Many of OPEC’s 12 members intended to trim 1.5 million barrels, or 5%, from their collective quota, with non-member producers contributing an additional 500,000 barrels in reductions, according to Zanganeh’s account of the group’s Nov. 27 meeting. Saudi Arabian Oil Minister Ali Al-Naimi cited the threat from U.S. shale as the main justification for maintaining the output limit, Zanganeh said.

“It will be interesting to see if Iran, Venezuela and maybe some non-OPEC countries like Russia can get it together make some cuts,” Michael Lynch, president of Strategic Energy and Economic Research in Winchester, Massachusetts, said by phone. “The Saudis have decided to squeeze the shale producers, so they won’t be taking part.”

The U.S. oil boom has been driven by a combination of horizontal drilling and hydraulic fracturing, which has unlocked supplies from shale formations including the Bakken in North Dakota and the Eagle Ford in Texas. The technique is typically more expensive than pumping from conventional reservoirs.

About 4% of U.S. shale output needs $80 a barrel or more to be profitable, according to the International Energy Agency. Most production in the Bakken formation, one of the main drivers of shale oil output, remains commercially viable at or below $42, the Paris-based IEA estimates. It expects U.S. supply to rise by almost 1 million barrels a day next year, with increasing flows to international markets.

“The bottom line is that we have to hold here,” Stephen Schork, president of Schork Group Inc. in Villanova, Pennsylvania, said by phone. “We’re at key levels for both U.S. shale and Canadian production. There’s no telling what the impact will be if there’s a further drop.”

U.S. production expanded to 9.08 million barrels a day through Nov. 21, the most in weekly records that started in January 1983, data from the Energy Information Administration show. Crude inventories climbed to 383 million, according to the Energy Department’s statistical arm.

OPEC, which supplies about 40% of the world’s oil, exceeded its official target for a sixth straight month in November, even after reducing output. The group pumped 30.56 million barrels a day, 424,000 barrels a day less than in October, a Bloomberg News survey of oil companies, producers and analysts showed. Iraq increased monthly exports by 2% in November, according to Asim Jihad, a ministry spokesman.

“The market is in panicking mode,” Hans van Cleef, energy economist at ABN Amro Bank NV in Amsterdam, said by phone. “We expect it will bottom out and see an upward correction. Lower oil prices are a stimulant for economic growth, which means extra demand.”

Crude prices have dropped below the level needed by ten OPEC member states to balance their budgets, according to data compiled by Bloomberg.
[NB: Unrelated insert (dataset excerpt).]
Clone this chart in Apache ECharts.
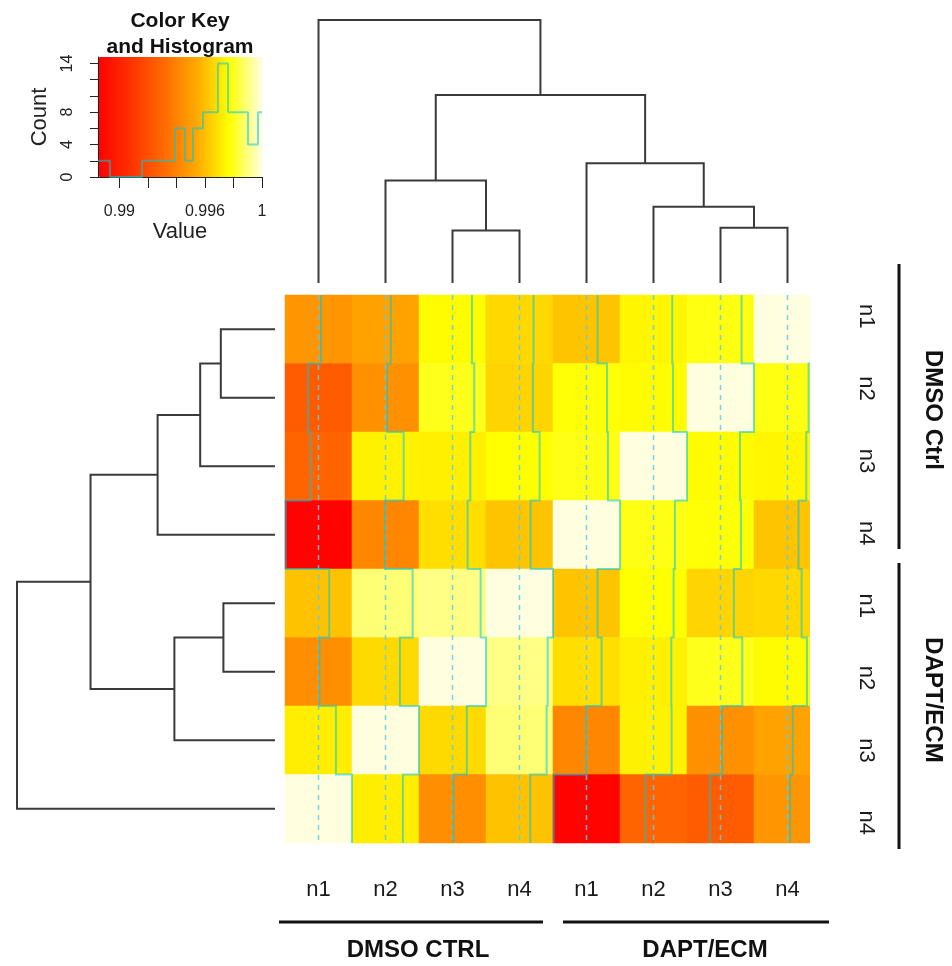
<!DOCTYPE html>
<html>
<head>
<meta charset="utf-8">
<script src="https://cdn.jsdelivr.net/npm/echarts@6/dist/echarts.min.js"></script>
<style>
html, body { margin: 0; padding: 0; background: #fff; }
#main { width: 952px; height: 966px; }
</style>
</head>
<body>
<div id="main"></div>
<script>
var colLabels = ['n1', 'n2', 'n3', 'n4', 'n1', 'n2', 'n3', 'n4'];
var rowLabels = ['n1', 'n2', 'n3', 'n4', 'n1', 'n2', 'n3', 'n4'];
var colGroups = ['DMSO CTRL', 'DAPT/ECM'];
var rowGroups = ['DMSO Ctrl', 'DAPT/ECM'];

// correlation values, rows top to bottom, columns left to right
var values = [
    [0.99471, 0.99517, 0.99759, 0.99667, 0.99615, 0.99747, 0.99787, 1.00000],
    [0.99247, 0.99454, 0.99799, 0.99655, 0.99776, 0.99759, 1.00000, 0.99787],
    [0.99287, 0.99736, 0.99730, 0.99770, 0.99793, 1.00000, 0.99759, 0.99747],
    [0.98862, 0.99419, 0.99684, 0.99615, 1.00000, 0.99793, 0.99776, 0.99615],
    [0.99609, 0.99891, 0.99908, 1.00000, 0.99615, 0.99770, 0.99655, 0.99667],
    [0.99442, 0.99672, 1.00000, 0.99908, 0.99684, 0.99730, 0.99799, 0.99759],
    [0.99724, 1.00000, 0.99672, 0.99891, 0.99419, 0.99736, 0.99454, 0.99517],
    [1.00000, 0.99724, 0.99442, 0.99609, 0.98862, 0.99287, 0.99247, 0.99471]
];

var keyMin = 0.9885, keyMax = 1.0;
var keyTicks = [0.99, 0.992, 0.994, 0.996, 0.998, 1];
var keyTickLabels = [0.99, 0.996, 1];
var countTicks = [0, 2, 4, 6, 8, 10, 12, 14];
var countTickLabels = [0, 4, 8, 14];
var histEdges = [0.9885, 0.98934, 0.99159, 0.99390, 0.99460, 0.99516, 0.99586, 0.99691, 0.99762, 0.99902, 0.99972, 1.0];
var histCounts = [2, 0, 2, 6, 2, 6, 8, 14, 8, 4, 8];

// dendrogram, hclust style: negative = leaf (display order), positive = earlier merge
var treeMerge = [[-3, -4], [-7, -8], [-6, 2], [-2, 1], [-5, 3], [4, 5], [-1, 6]];
var treeHeight = [0.20, 0.21, 0.29, 0.39, 0.455, 0.715, 1.0];

var heatColors = ['#ff0000', '#ff3200', '#ff6a00', '#ffa800', '#ffff00', '#ffffe0'];
var font = '"Liberation Sans", Arial, sans-serif';
var traceColor = 'rgba(0,200,220,0.55)';
var treeColor = '#3a3a3a';

function dendroSegments(merge, height) {
    var pos = [], hgt = [], segs = [];
    function node(k) {
        return k < 0 ? { p: -k - 1, h: 0 } : { p: pos[k - 1], h: hgt[k - 1] };
    }
    merge.forEach(function (m, i) {
        var a = node(m[0]), b = node(m[1]), h = height[i];
        segs.push([[a.p, a.h], [a.p, h], [b.p, h], [b.p, b.h]]);
        pos.push((a.p + b.p) / 2);
        hgt.push(h);
    });
    return segs;
}

var heatData = [];
values.forEach(function (row, i) {
    row.forEach(function (v, j) { heatData.push([j, i, v]); });
});

var span = keyMax - keyMin;
var traceData = colLabels.map(function (_, j) {
    var pts = [];
    values.forEach(function (row, i) {
        var x = j - 0.5 + (row[j] - keyMin) / span;
        pts.push([x, i - 0.5], [x, i + 0.5]);
    });
    return { coords: pts };
});
var centerData = colLabels.map(function (_, j) {
    return { coords: [[j, -0.5], [j, 7.5]] };
});

var segs = dendroSegments(treeMerge, treeHeight);
var topTree = segs.map(function (s) { return { coords: s }; });
var leftTree = segs.map(function (s) {
    return { coords: s.map(function (p) { return [p[1], p[0]]; }) };
});

var histLine = [];
histCounts.forEach(function (c, k) {
    histLine.push([histEdges[k], c], [histEdges[k + 1], c]);
});

var hidden = { show: false };
function hiddenValue(grid, min, max, inverse) {
    return { type: 'value', gridIndex: grid, min: min, max: max, inverse: !!inverse, show: false };
}

var chart = echarts.init(document.getElementById('main'));

var option = {
    animation: false,
    backgroundColor: '#fff',
    grid: [
        { left: 285, top: 295, width: 536, height: 548 },   // heatmap
        { left: 285, top: 295, width: 536, height: 548 },   // trace overlay
        { left: 285, top: 20, width: 536, height: 263 },    // column dendrogram
        { left: 17, top: 295, width: 258, height: 548 },    // row dendrogram
        { left: 98, top: 57, width: 164, height: 120 },     // colour key
        { left: 850, top: 280, width: 1, height: 579 }      // right labels
    ],
    xAxis: [
        {
            type: 'category', gridIndex: 0, data: colLabels,
            axisLine: hidden, axisTick: hidden, splitLine: hidden,
            axisLabel: { interval: 0, fontSize: 22, margin: 36, color: '#1a1a1a', fontFamily: font }
        },
        hiddenValue(1, -0.5, 7.5),
        hiddenValue(2, -0.5, 7.5),
        hiddenValue(3, 0, 1, true),
        {
            type: 'value', gridIndex: 4, min: keyMin, max: keyMax, z: 3,
            splitLine: hidden,
            axisLine: { lineStyle: { color: '#222', width: 1 } },
            axisTick: { customValues: keyTicks, length: 11, lineStyle: { color: '#222' } },
            axisLabel: { customValues: keyTickLabels, margin: 27, fontSize: 16, color: '#222', fontFamily: font },
            name: 'Value', nameLocation: 'middle', nameGap: 44,
            nameTextStyle: { fontSize: 22, color: '#222', fontFamily: font }
        },
        hiddenValue(5, 0, 1)
    ],
    yAxis: [
        { type: 'category', gridIndex: 0, data: rowLabels, inverse: true, show: false },
        hiddenValue(1, -0.5, 7.5, true),
        hiddenValue(2, 0, 1),
        hiddenValue(3, -0.5, 7.5),
        {
            type: 'value', gridIndex: 4, min: 0, max: 14.8, z: 3,
            splitLine: hidden,
            axisLine: { show: true, lineStyle: { color: '#222', width: 1 } },
            axisTick: { show: true, customValues: countTicks, length: 8, lineStyle: { color: '#222' } },
            axisLabel: { customValues: countTickLabels, rotate: 90, margin: 22, fontSize: 16, color: '#222', fontFamily: font },
            name: 'Count', nameLocation: 'middle', nameRotate: 90, nameGap: 47,
            nameTextStyle: { fontSize: 22, color: '#222', fontFamily: font }
        },
        {
            type: 'category', gridIndex: 5, data: rowLabels, inverse: true, position: 'right',
            axisLine: hidden, axisTick: hidden, splitLine: hidden,
            axisLabel: { interval: 0, rotate: -90, fontSize: 22, margin: 4, color: '#1a1a1a', fontFamily: font }
        }
    ],
    visualMap: {
        type: 'continuous', min: keyMin, max: keyMax, seriesIndex: 0,
        orient: 'horizontal', left: 98, top: 57, padding: 0,
        itemWidth: 120, itemHeight: 164, calculable: false, hoverLink: false,
        inRange: { color: heatColors }, z: 0
    },
    series: [
        {
            type: 'heatmap', xAxisIndex: 0, yAxisIndex: 0, data: heatData, silent: true
        },
        {
            type: 'lines', coordinateSystem: 'cartesian2d', xAxisIndex: 1, yAxisIndex: 1,
            polyline: true, silent: true, data: centerData, z: 3,
            lineStyle: { color: 'rgba(90,205,235,0.85)', opacity: 1, width: 1.5, type: [5, 5] }
        },
        {
            type: 'lines', coordinateSystem: 'cartesian2d', xAxisIndex: 1, yAxisIndex: 1,
            polyline: true, silent: true, data: traceData, z: 4,
            lineStyle: { color: traceColor, opacity: 1, width: 2, type: 'solid' }
        },
        {
            type: 'lines', coordinateSystem: 'cartesian2d', xAxisIndex: 2, yAxisIndex: 2,
            polyline: true, silent: true, data: topTree,
            lineStyle: { color: treeColor, opacity: 1, width: 2, type: 'solid' }
        },
        {
            type: 'lines', coordinateSystem: 'cartesian2d', xAxisIndex: 3, yAxisIndex: 3,
            polyline: true, silent: true, data: leftTree,
            lineStyle: { color: treeColor, opacity: 1, width: 2, type: 'solid' }
        },
        {
            type: 'line', xAxisIndex: 4, yAxisIndex: 4, data: histLine, z: 5,
            symbol: 'none', silent: true,
            lineStyle: { color: traceColor, width: 2 }
        }
    ],
    graphic: [
        // the last heatmap column is cut at the picture edge
        { type: 'rect', shape: { x: 810, y: 290, width: 14, height: 560 }, style: { fill: '#fff' }, z: 100 },
        {
            type: 'text', x: 180, y: 8, z: 100,
            style: { text: 'Color Key\nand Histogram', textAlign: 'center', textVerticalAlign: 'top',
                     font: 'bold 21px ' + font, lineHeight: 26, fill: '#111' }
        },
        { type: 'line', shape: { x1: 279, y1: 922, x2: 543, y2: 922 }, style: { stroke: '#111', lineWidth: 3 }, z: 100 },
        { type: 'line', shape: { x1: 563, y1: 922, x2: 829, y2: 922 }, style: { stroke: '#111', lineWidth: 3 }, z: 100 },
        {
            type: 'text', x: 418, y: 950, z: 100,
            style: { text: colGroups[0], textAlign: 'center', textVerticalAlign: 'middle', font: 'bold 24px ' + font, fill: '#111' }
        },
        {
            type: 'text', x: 705, y: 950, z: 100,
            style: { text: colGroups[1], textAlign: 'center', textVerticalAlign: 'middle', font: 'bold 24px ' + font, fill: '#111' }
        },
        { type: 'line', shape: { x1: 899, y1: 264, x2: 899, y2: 549 }, style: { stroke: '#111', lineWidth: 3 }, z: 100 },
        { type: 'line', shape: { x1: 899, y1: 563, x2: 899, y2: 849 }, style: { stroke: '#111', lineWidth: 3 }, z: 100 },
        {
            type: 'text', x: 933, y: 410, rotation: -Math.PI / 2, z: 100,
            style: { text: rowGroups[0], textAlign: 'center', textVerticalAlign: 'middle', font: 'bold 24px ' + font, fill: '#111' }
        },
        {
            type: 'text', x: 933, y: 700, rotation: -Math.PI / 2, z: 100,
            style: { text: rowGroups[1], textAlign: 'center', textVerticalAlign: 'middle', font: 'bold 24px ' + font, fill: '#111' }
        }
    ]
};

chart.setOption(option);
</script>
</body>
</html>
China’s efforts to boost emergency stockpiles may increase imports by as much as 700,000 barrels a day in 2015, according to Energy Aspects Ltd., a London-based consultant. That’s more than half the global glut forecast by Citigroup Inc.

“The Chinese are sure to buy these cheap barrels to fill their strategic stockpiles,” Kilduff said.

Hedge funds and other financial traders increased bullish bets on Brent crude in the days before the OPEC meeting. Money managers’ net wagers on rising prices rose 7.9% to 65,973 contracts in the week ended Nov. 25, according to figures from the ICE Futures Europe exchange.

Gasoline futures for January delivery climbed 2.79 cents, or 1.5%, to $1.8555 a gallon in New York. January ultra-low sulfur diesel rose 2.3 cents, or 1.1%, to $2.1842.